Encore une fois, tout devrait partir de l'enfance. Je pense que l'Éducation nationale devrait s'emparer de ce sujet-là et apporter de la prévention clairement à l'école, mais dans le programme, il faut des vraies personnes qui soient là à temps plein, dans les collèges, pour créer des débats autour du consentement, autour de la pédocriminalité, l'inceste. Que les enfants, aussi, connaissent ces termes-là, connaissent le fléau d'Internet, la pornographie, tout ça, il faut qu'on ait la responsabilité, nous, la société des adultes, de s'en emparer parce qu'on n'est pas à la hauteur, là, pour l'instant, du tout, du tout, du tout. On n'a pas de politique publique à la hauteur pour l'instant.

C'est justement le combat de votre vie de lutter contre tout ça, des violences faites aux femmes aussi ?

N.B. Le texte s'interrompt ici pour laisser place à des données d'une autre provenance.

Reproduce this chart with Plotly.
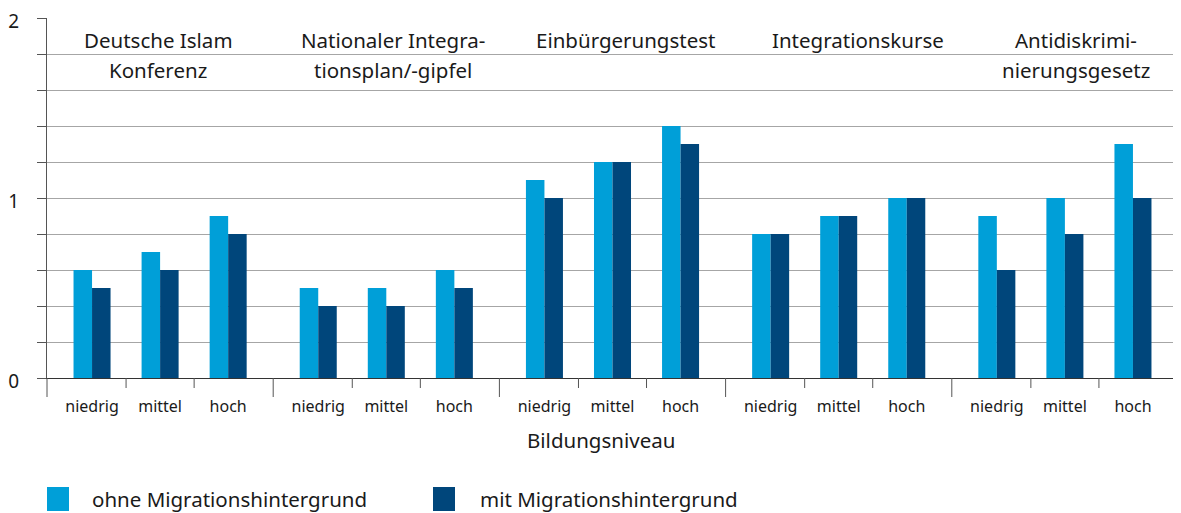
import plotly.graph_objects as go

# --- data -------------------------------------------------------------
GROUPS = [
    "Deutsche Islam<br>Konferenz",
    "Nationaler Integra-<br>tionsplan/-gipfel",
    "Einbürgerungstest",
    "Integrationskurse",
    "Antidiskrimi-<br>nierungsgesetz",
]
LEVELS = ["niedrig", "mittel", "hoch"]
SERIES = ["ohne Migrationshintergrund", "mit Migrationshintergrund"]
X_TITLE = "Bildungsniveau"

OHNE = [0.6, 0.7, 0.9,
        0.5, 0.5, 0.6,
        1.1, 1.2, 1.4,
        0.8, 0.9, 1.0,
        0.9, 1.0, 1.3]
MIT = [0.5, 0.6, 0.8,
       0.4, 0.4, 0.5,
       1.0, 1.2, 1.3,
       0.8, 0.9, 1.0,
       0.6, 0.8, 1.0]

Y_TICKS = [0, 1, 2]

# --- styling ----------------------------------------------------------
LIGHT = "#009fd8"
DARK = "#00467b"
FONT = "Noto Sans"
TEXT = "#1a1a1a"
GRID = "#a6a6a6"
AXIS = "#555555"

# page body has an 8px margin, so the figure is a bit smaller
W, H = 1173, 505
L, R, T, B = 39, 3, 10, 135
PW, PH = W - L - R, H - T - B
# plot area in page pixels (used for placing decorations)
P_LEFT, P_BOTTOM = 47, 378

PAD = 11 / 68                 # padding at each side of a group (in category units)
GW = len(LEVELS) + 2 * PAD    # width of one group
TITLE_SHIFT = [-2, 7, 13, 19, 11]

x_pos = [g * GW + PAD + 0.5 + c for g in range(len(GROUPS)) for c in range(len(LEVELS))]
x_text = LEVELS * len(GROUPS)


def px_x(px):
    return (px - P_LEFT) / PW


def px_y(py):
    return (P_BOTTOM - py) / PH


fig = go.Figure()
fig.add_trace(go.Bar(x=x_pos, y=OHNE, name=SERIES[0], marker_color=LIGHT,
                     marker_line_width=0, showlegend=False))
fig.add_trace(go.Bar(x=x_pos, y=MIT, name=SERIES[1], marker_color=DARK,
                     marker_line_width=0, showlegend=False))

shapes = []
# short ticks between categories
for g in range(len(GROUPS)):
    for c in range(1, len(LEVELS)):
        xv = g * GW + PAD + c
        shapes.append(dict(type="line", xref="x", yref="paper", x0=xv, x1=xv,
                           y0=0, y1=px_y(388), line=dict(color=AXIS, width=1)))
# long separator ticks between groups
for g in range(len(GROUPS) + 1):
    xv = g / len(GROUPS)
    shapes.append(dict(type="line", xref="paper", yref="paper", x0=xv, x1=xv,
                       y0=0, y1=px_y(397), line=dict(color=AXIS, width=1)))

# legend swatches
legend_px = [(47, 90), (433, 478)]
for (sx, tx), col in zip(legend_px, [LIGHT, DARK]):
    shapes.append(dict(type="rect", xref="paper", yref="paper",
                       x0=px_x(sx), x1=px_x(sx + 22), y0=px_y(511), y1=px_y(487),
                       fillcolor=col, line=dict(width=0)))

annotations = []
for g, title in enumerate(GROUPS):
    xc = g * GW + GW / 2
    for i, line in enumerate(title.split("<br>")):
        annotations.append(dict(x=xc, xref="x", y=px_y(40 + 30 * i), yref="paper",
                                text=line, showarrow=False, xanchor="center",
                                yanchor="middle", xshift=TITLE_SHIFT[g],
                                font=dict(size=20.5, color=TEXT, family=FONT)))
for (sx, tx), name in zip(legend_px, SERIES):
    annotations.append(dict(x=px_x(tx), xref="paper", y=px_y(499), yref="paper",
                            text=name, showarrow=False, xanchor="left",
                            yanchor="middle",
                            font=dict(size=20.5, color=TEXT, family=FONT)))
# x axis title
annotations.append(dict(x=px_x(601), xref="paper", y=px_y(440), yref="paper",
                        text=X_TITLE, showarrow=False, xanchor="center",
                        yanchor="middle",
                        font=dict(size=20.5, color=TEXT, family=FONT)))

fig.update_layout(
    width=W,
    height=H,
    autosize=False,
    margin=dict(l=L, r=R, t=T, b=B),
    plot_bgcolor="white",
    paper_bgcolor="white",
    font=dict(family=FONT, color=TEXT, size=16),
    barmode="group",
    bargap=0.456,
    bargroupgap=0,
    shapes=shapes,
    annotations=annotations,
    xaxis=dict(
        range=[0, len(GROUPS) * GW],
        tickvals=x_pos,
        ticktext=x_text,
        ticks="",
        ticklabelstandoff=14,
        tickfont=dict(size=16, color=TEXT),
        showgrid=False,
        zeroline=False,
        showline=True,
        linecolor="#333333",
        linewidth=1,
        automargin=False,
    ),
    yaxis=dict(
        range=[0, 2],
        tickvals=Y_TICKS,
        ticks="outside",
        ticklen=9,
        tickcolor=AXIS,
        ticklabelstandoff=14,
        ticklabelshift=3,
        ticklabeloverflow="allow",
        tickfont=dict(size=19, color=TEXT),
        showgrid=True,
        gridcolor=GRID,
        gridwidth=1,
        zeroline=False,
        showline=True,
        linecolor=AXIS,
        linewidth=1,
        automargin=False,
        minor=dict(dtick=0.2, ticks="outside", ticklen=9, tickcolor=AXIS,
                   showgrid=True, gridcolor=GRID, gridwidth=1),
    ),
)

fig.write_html("out.html")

Oui, être dans l'action ! Ce livre est vraiment un livre d'action car ils sont tous les trois dans l'action quand même !

Personne ne lâche rien !

Voilà. Et souvent, quand j'ai des personnes qui me disent : "Andréa, je ne vais pas bien, je ne sais pas comment je vais m'en sortir" par rapport aux violences qu'ils et elles ont subies, enfant. Eh bien je leur dit souvent : c'est vrai qu'on parle, enfin, on réfléchit, on réfléchit, mais essayez de passer par l'action. Prenez soin de vous, faites du sport, de l'art. Le matin, prenez une belle douche et essayez de vous rendre le plus beau ou belle possible à vos yeux. Et ça, ça aide. Etre dans l'action, allez parler aux gens, déverrouillez et vous verrez que plus on parle aux gens, plus on communique, plus on partage et plus la vie est belle.